Por su parte, el sacerdote -anglicano primero y católico después- Ronald Knox (1888-1957), académico del St. Edmund’s College de la Universidad de Oxford y escritor de novelas policíacas como "The viaduct murder" (El crimen del viaducto, 1925), "The footsteps at the lock" (Las huellas en la cerradura, 1928) y "Still dead" (Todavía muerto, 1934), también tenía su decálogo:
"1) el criminal debe ser mencionado tempranamente en el relato; 2) las soluciones sobrenaturales deben excluirse; 3) sólo se admite un cuarto o pasillo secreto; 4) no está permitido el uso de venenos desconocidos; 5) ningún chino debe aparecer en la historia; 6) el detective no debe ser favorecido por accidentes afortunados o intuiciones; 7) el detective no debe ser el autor del crimen; 8) el detective no debe ocultar al lector las claves del misterio; 9) no se deben ocultar los pensamientos del respectivo "Watson" de la novela; y 10) se debe hacer una advertencia muy especial con respecto al empleo de hermanos mellizos o dobles".
Alguien que de ésto sabía mucho, la británica Agatha Christie (1890-1976), creadora del inefable e infalible Hercule Poirot, a quien su propia creadora tachó de "detestable, ampuloso, pesado y egocéntrico", aplicó casi al pie de la letra las recomendaciones de sus colegas en su numerosa producción. "Murder on the Orient Express" (Asesinato en el Orient Express, 1934), "Death on the Nile" (Muerte en el Nilo, 1937) y "Five little pigs" (Cinco cerditos, 1942) son sólo algunas de las más famosas historias de la "Reina del crimen" que pasa por ser la escritoria más popular y más prolífica del género. A pesar de su enorme fama, Agatha Christie reconoció en "The clocks" (Los relojes, 1963), quienes eran los verdaderos maestros del género, y lo hizo por boca de su mayor creación:
"Opté por escuchar a Poirot con toda atención.
—Ocupémonos ahora de las 'Aventuras de Arsenio Lupin'. ¡Qué fantástica, qué irreal resulta esta obra! Y, sin embargo, ¡cuánta vitalidad, qué vigor encierra! Hay en ella también su carga de humor, bien dosificado.

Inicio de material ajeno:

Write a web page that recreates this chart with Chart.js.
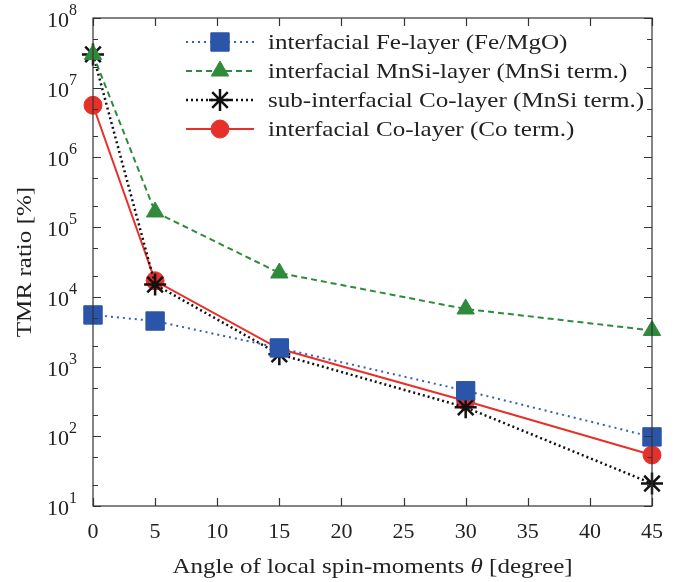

Dejando a un lado este volumen, Poirot tomó otro libro.
—Aquí tiene usted 'El misterio del cuarto amarillo'. ¡Ah, este sí que es un verdadero clásico! No tengo más remedio que confesar mi plena conformidad con él, del principio al fin. En su época suscitó muchas críticas: muchos consideraron que su asunto era falso. Grave error; en todo caso, estaba muy cerca de la falsedad, lo separaba de ella el espesor de un pelo. Pero no; todo lo que este libro contiene es verdadero, una verdad que se oculta tras el astuto juego de las palabras. Todo se aclara en el momento culminante, cuando los hombres se encuentran en la confluencia de tres pasillos -Poirot hizo una leve reverencia-. Definitivamente, una obra maestra, aunque en mi opinión casi olvidada en la actualidad.
Poirot suspiró. Echó hacia atrás su cabeza y bebió lo que quedaba en la taza de su tisana.
—Y además... están los favoritos de todos los tiempos.
Mi amigo buscó un nuevo libro.
—Las 'Aventuras de Sherlock Holmes' —murmuró con admiración, para agregar de inmediato, devotamente, una sola palabra: Maestro!
—¿Sherlock Holmes? —inquirí.
—¡Oh, no! ¡Sherlock Holmes no! Mi exclamación iba destinada a su creador, sir Arthur Conan Doyle. Estas historias de Holmes que todos conocemos se integran con elementos un tanto traídos de los pelos, en verdad. No pocas son falaces y se desarrollan de manera artificiosa. Pero quiero referirme al arte con que fueron escritas... ¡Esa es otra cuestión! En las páginas de Conan Doyle se paladea un lenguaje de buena ley. Y, sobre todo, hay que mencionar la magnífica composición del doctor Watson, una verdadera creación. Es uno de los indiscutidos logros de su autor".
Se refería, claro está, a Maurice Leblanc (1864-1941), creador del embustero ladrón de "guante blanco" Arsenio Lupin; a Gastón Leroux (1868-1927), famosísimo en la época en que publicó "Mystère de la chambre jaune" (El misterio del cuarto amarillo, 1907) y "Le fantóme de l'opéra" (El fantasma de la ópera, 1910); y, naturalmente, al doctor Arthur Conan Doyle (1859-1930), padre del personaje cuya fama superó ampliamente a la de su propio creador: Sherlock Holmes.